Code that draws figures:

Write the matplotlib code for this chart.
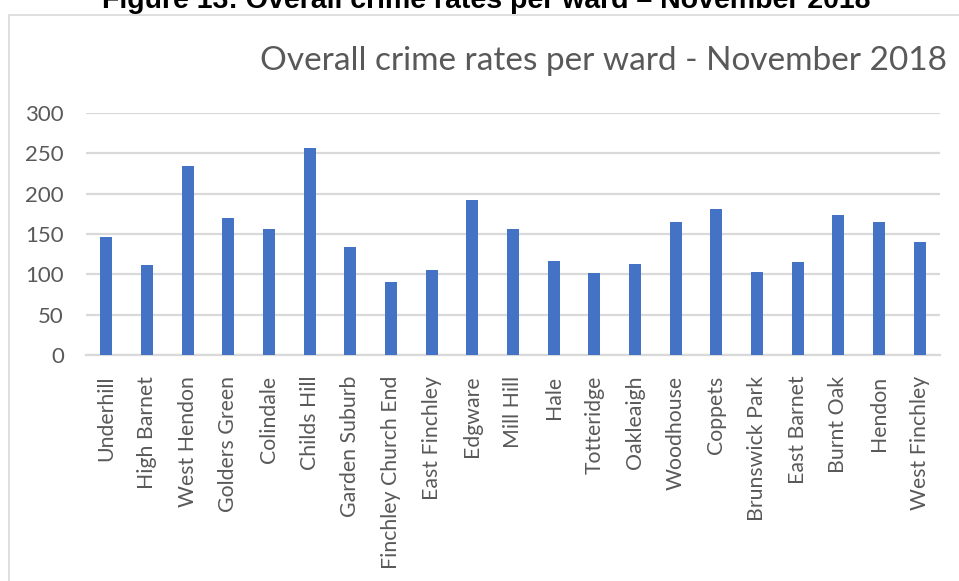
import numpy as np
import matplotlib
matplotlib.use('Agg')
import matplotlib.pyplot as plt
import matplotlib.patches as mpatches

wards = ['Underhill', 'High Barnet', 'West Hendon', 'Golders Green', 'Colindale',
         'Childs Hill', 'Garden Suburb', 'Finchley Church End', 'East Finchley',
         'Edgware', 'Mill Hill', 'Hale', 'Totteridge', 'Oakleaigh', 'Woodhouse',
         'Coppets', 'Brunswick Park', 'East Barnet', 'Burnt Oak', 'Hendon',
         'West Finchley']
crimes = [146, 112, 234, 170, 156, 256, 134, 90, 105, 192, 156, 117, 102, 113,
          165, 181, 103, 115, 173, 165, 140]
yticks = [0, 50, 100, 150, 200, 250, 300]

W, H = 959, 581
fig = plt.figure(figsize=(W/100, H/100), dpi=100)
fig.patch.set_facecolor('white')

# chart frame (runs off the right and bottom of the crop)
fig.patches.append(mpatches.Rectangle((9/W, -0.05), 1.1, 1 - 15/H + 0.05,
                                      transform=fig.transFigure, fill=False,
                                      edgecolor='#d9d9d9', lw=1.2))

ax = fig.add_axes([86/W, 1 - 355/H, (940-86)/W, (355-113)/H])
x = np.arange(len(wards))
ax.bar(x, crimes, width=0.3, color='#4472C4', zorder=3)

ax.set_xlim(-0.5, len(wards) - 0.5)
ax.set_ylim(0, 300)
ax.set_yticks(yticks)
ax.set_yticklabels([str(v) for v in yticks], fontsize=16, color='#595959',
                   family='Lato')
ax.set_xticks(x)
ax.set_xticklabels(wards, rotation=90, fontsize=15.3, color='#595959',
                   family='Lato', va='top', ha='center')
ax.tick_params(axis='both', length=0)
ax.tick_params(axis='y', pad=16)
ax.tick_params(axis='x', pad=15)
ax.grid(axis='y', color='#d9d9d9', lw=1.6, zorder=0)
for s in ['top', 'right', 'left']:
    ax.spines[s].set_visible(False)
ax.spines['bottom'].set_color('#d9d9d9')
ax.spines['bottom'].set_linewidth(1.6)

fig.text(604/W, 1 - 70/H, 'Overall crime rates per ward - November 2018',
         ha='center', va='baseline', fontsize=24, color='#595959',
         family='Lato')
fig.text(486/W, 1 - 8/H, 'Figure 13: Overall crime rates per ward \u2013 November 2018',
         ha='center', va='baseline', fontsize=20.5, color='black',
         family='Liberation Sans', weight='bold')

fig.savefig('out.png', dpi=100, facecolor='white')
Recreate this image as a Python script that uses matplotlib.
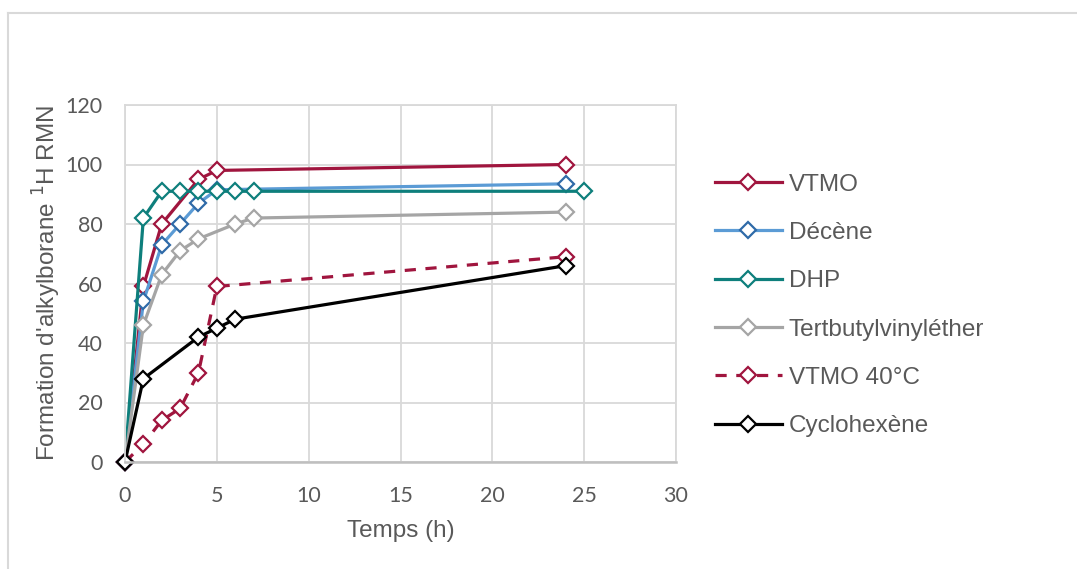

(Goal of the exercise)
Reproduce the material above from its first line through the line containing "import matplotlib.patches as mpatches", both ends included, and skip every picture.

(Written answer)
Write the matplotlib code for this chart.
import numpy as np
import matplotlib
matplotlib.use('Agg')
import matplotlib.pyplot as plt
import matplotlib.patches as mpatches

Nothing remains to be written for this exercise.